Fayette County

Devastating crash led to 10 surgeries. Now, Lexington man to compete in Ironman race.

A life-changing injury did not stop a Lexington man from his goal of completing an ironman race. In fact, it only pushed him to work harder .

This weekend, just over three years after a life-changing injury led to him needing 10 surgeries and 11 blood transfusions, Lisle Adams is set to compete in the 140.6-mile Kona Ironman in Hawaii. The upcoming race is a pinnacle for Adams, who suffered a life-altering injury on Sept. 13, 2016.

During his morning work commute that day, Adams had a fender bender on New Circle Road in between Alumni Drive and Richmond Road. After he pulled his vehicle to the side of the road and examined his car, a man had a seizure and crashed his vehicle into Adams, which crushed him between the two cars.

Adams, who was two and a half weeks away from competing in his first ever ironman race, shattered his pelvis, suffered a compound fracture in his femur, tore two ligaments in his knee and had extensive soft tissue damage that required skin grafts.

He would not be able to race in that 2016 Ironman, as he instead was in the ICU for four days, the hospital for 16 days and then bed rest for more than two months.

When he realized he would be OK, his desire to be a high-caliber athlete never wavered.

“I’ve always been a pretty physically-motivated person,” Adams said. “For me, in order to say that I recovered from this accident, I needed to get back to where I was. At the time, I was two and a half weeks from an Ironman and in the best shape of my life. I needed to get back to that again to show myself I can do it.”

While on bed rest, Adams was approached by his aunt to be the spokesperson for the Gift of Life 5K in Winchester. The race was around a year away, but he immediately set his goals on racing in it.

“The goal was, surely I could work up to a 5K over the course of a year,” Adams said. “With that in mind, I started going to physical therapy.”

But before the 2005 George Rogers High School graduate and 2009 Transylvania University graduate could run, he had to walk. In came Dr. Jim Rothbauer, who led Adams’ physical therapy at Orthopedic & Sports Physical Therapy in Hamburg.

Rothbauer said he’s never seen injuries to the extent of Adams’, but he was always positive and willing to work. The doctor put Adams through an aggressive therapy to regain his motion so he would have the mobility to start walking normally.

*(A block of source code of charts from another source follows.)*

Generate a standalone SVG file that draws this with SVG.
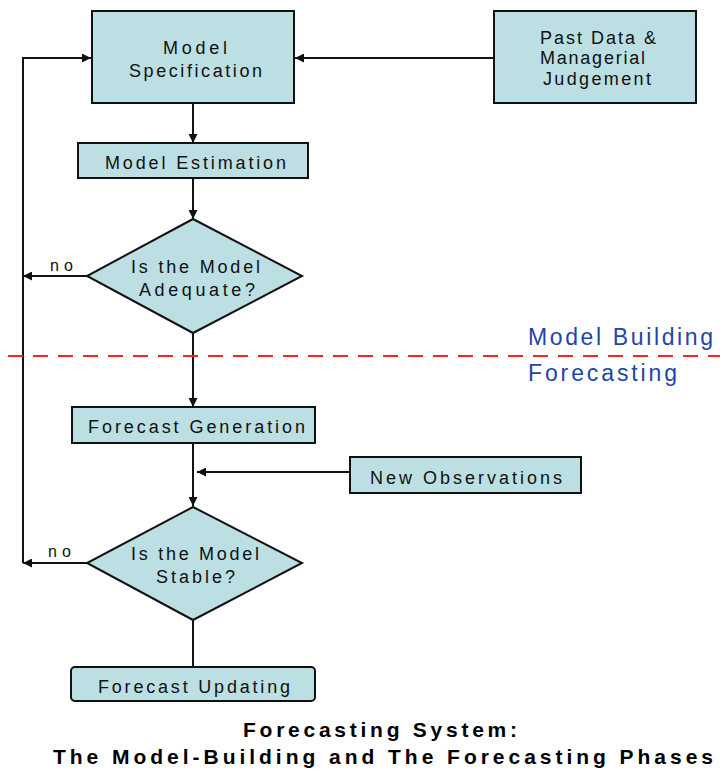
<svg xmlns="http://www.w3.org/2000/svg" width="720" height="771" viewBox="0 0 720 771">
<style>
.box{fill:#bbdfe3;stroke:#111;stroke-width:2}
.t{font-family:"Liberation Sans",Arial,sans-serif;font-size:18px;fill:#111}
.lbl{font-family:"Liberation Sans",Arial,sans-serif;font-size:16px;fill:#111}
.phase{font-family:"Liberation Sans",Arial,sans-serif;font-size:23px;fill:#1f45a8}
.title{font-family:"Liberation Sans",Arial,sans-serif;font-size:21px;font-weight:bold;fill:#000}
.c{fill:none;stroke:#111;stroke-width:2}
</style>
<defs>
<marker id="ah" viewBox="0 0 10 10" refX="10" refY="5" markerWidth="9" markerHeight="9" markerUnits="userSpaceOnUse" orient="auto">
<path d="M0,0 L10,5 L0,10 z" fill="#111"/>
</marker>
</defs>
<rect width="720" height="771" fill="#fff"/>
<g id="connectors">
<line class="c" x1="193" y1="103" x2="193" y2="143" marker-end="url(#ah)"/>
<line class="c" x1="193" y1="178" x2="193" y2="219" marker-end="url(#ah)"/>
<line class="c" x1="193" y1="333" x2="193" y2="407" marker-end="url(#ah)"/>
<line class="c" x1="193" y1="443" x2="193" y2="506" marker-end="url(#ah)"/>
<line class="c" x1="193" y1="620" x2="193" y2="667"/>
<line class="c" x1="494" y1="58" x2="295" y2="58" marker-end="url(#ah)"/>
<line class="c" x1="350" y1="472" x2="197" y2="472" marker-end="url(#ah)"/>
<line class="c" x1="87" y1="276" x2="23" y2="276" marker-end="url(#ah)"/>
<line class="c" x1="87" y1="563" x2="23" y2="563" marker-end="url(#ah)"/>
<polyline class="c" points="23,563 23,58 91,58" marker-end="url(#ah)"/>
<text class="lbl" x="50" y="271" textLength="23">no</text>
<text class="lbl" x="48" y="557" textLength="23">no</text>
</g>
<g id="phase-divider">
<line x1="8" y1="356" x2="720" y2="356" stroke="#ff2020" stroke-width="2" stroke-dasharray="15,10"/>
<text class="phase" x="528" y="345" textLength="185">Model Building</text>
<text class="phase" x="528" y="381" textLength="149">Forecasting</text>
</g>
<g id="model-specification">
<rect class="box" x="92" y="11" width="202" height="92"/>
<text class="t" x="163" y="54" textLength="64">Model</text>
<text class="t" x="129" y="77" textLength="133">Specification</text>
</g>
<g id="past-data">
<rect class="box" x="494" y="11" width="202" height="92"/>
<text class="t" x="540" y="44" textLength="116">Past Data &amp;</text>
<text class="t" x="540" y="64" textLength="105">Managerial</text>
<text class="t" x="543" y="85" textLength="108">Judgement</text>
</g>
<g id="model-estimation">
<rect class="box" x="78" y="143" width="230" height="35"/>
<text class="t" x="105" y="169" textLength="181">Model Estimation</text>
</g>
<g id="model-adequate">
<polygon class="box" points="193,219 302,276 193,333 87,276"/>
<text class="t" x="131" y="273" textLength="129">Is the Model</text>
<text class="t" x="139" y="296" textLength="116">Adequate?</text>
</g>
<g id="forecast-generation">
<rect class="box" x="72" y="407" width="243" height="36"/>
<text class="t" x="88" y="433" textLength="217">Forecast Generation</text>
</g>
<g id="new-observations">
<rect class="box" x="350" y="457" width="231" height="36"/>
<text class="t" x="370" y="484" textLength="192">New Observations</text>
</g>
<g id="model-stable">
<polygon class="box" points="193,507 302,563 193,620 87,563"/>
<text class="t" x="131" y="560" textLength="128">Is the Model</text>
<text class="t" x="156" y="583" textLength="79">Stable?</text>
</g>
<g id="forecast-updating">
<rect class="box" x="71" y="667" width="244" height="34" rx="4"/>
<text class="t" x="98" y="693" textLength="192">Forecast Updating</text>
</g>
<g id="title">
<text class="title" x="243" y="737" textLength="274">Forecasting System:</text>
<text class="title" x="53" y="764" textLength="660">The Model-Building and The Forecasting Phases</text>
</g>
</svg>
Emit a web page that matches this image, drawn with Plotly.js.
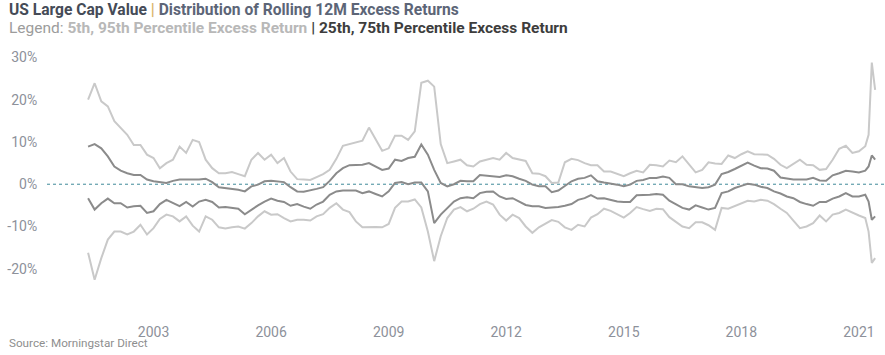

Following the long process of the physical therapy. Adams went on to complete the 5K. His work to getting back to where he previously was had just begun.

“Once he got his running down and through the 5K, I knew all of that stuff was going to be in reach. It was just a matter of the time frame,” Rothbauer said of Adams wanting to do a marathon race, and later an ironman. “He scheduled a marathon a little sooner than I would have wanted him to ... I was concerned he wouldn’t have the muscular strength to do that, but as he progressed through his rehab and got stronger and he got his mileage up, I thought that was something he could accomplish.”

LEX_131A7448-1
Ironman athlete Lisle Adams, right, poses with Orthopedic and Sports Physical Therapy clinic owner Jim Rothbauer September 13, 2019. Lisle was preparing for his first Ironman in 2017 when he nearly died in a car crash and was left without half of his calf and hamstring muscles. Adams is now training for an Ironman race in the physically challenged category. Marcus Dorsey mdorsey@herald-leader.com

Adams was never satisfied, even after completing the marathon. He finished the Ironman Maryland in 2018, gaining a much-needed assist from his wife, Chrissie, who gave him the encouragement he needed to finish the second half of the race.

Now he’s aiming to finish the Kona Ironman, known as the Super Bowl of triathlons.

“As I got more capable of doing athletic movements, it became realistic I could do a 5K. Once I did a 5K, I had to think of what’s next,” he said. “Then I had a marathon on my mind, and when I did a marathon I thought, ‘Why not put a final episode to this and do the ironman?’”

The former Transylvania swimmer will first go through a 2.4-mile swim. That’s his best of the three sports, but it’s by far the shortest. He’ll then bike 112 miles, which he said will take him between six and seven hours. He’ll follow that up with a marathon and that will likely take another five hours, he said.

And through the salt water bay and races around volcano fields and heavy terrain in the Hawaii heat, it’s a race as challenging as any triathlon in the world. Adams said the environment is the toughest part of the course.

Approaching the race, scheduled for Saturday, Adams couldn’t help but look back at the accident that led to the obstacles he faced.

“It’s kind of wild to think it’s been three years. It’s been in my head a lot longer than that,” Adams said. “Some of it seems like it’s just been momentary. It’s been an interesting transition. My life has changed so much since the accident and now.”

Adams has been an inspiration for many of Rothbauer’s patients, who typically ask the doctor about what he has been through.

“More than one patient said how inspired they were to see how hard he worked and it inspired them to do the same,” Rothbauer said. “And even myself, it inspired myself to figure out how I could push him to the point where we could get where we needed to reach his goals.”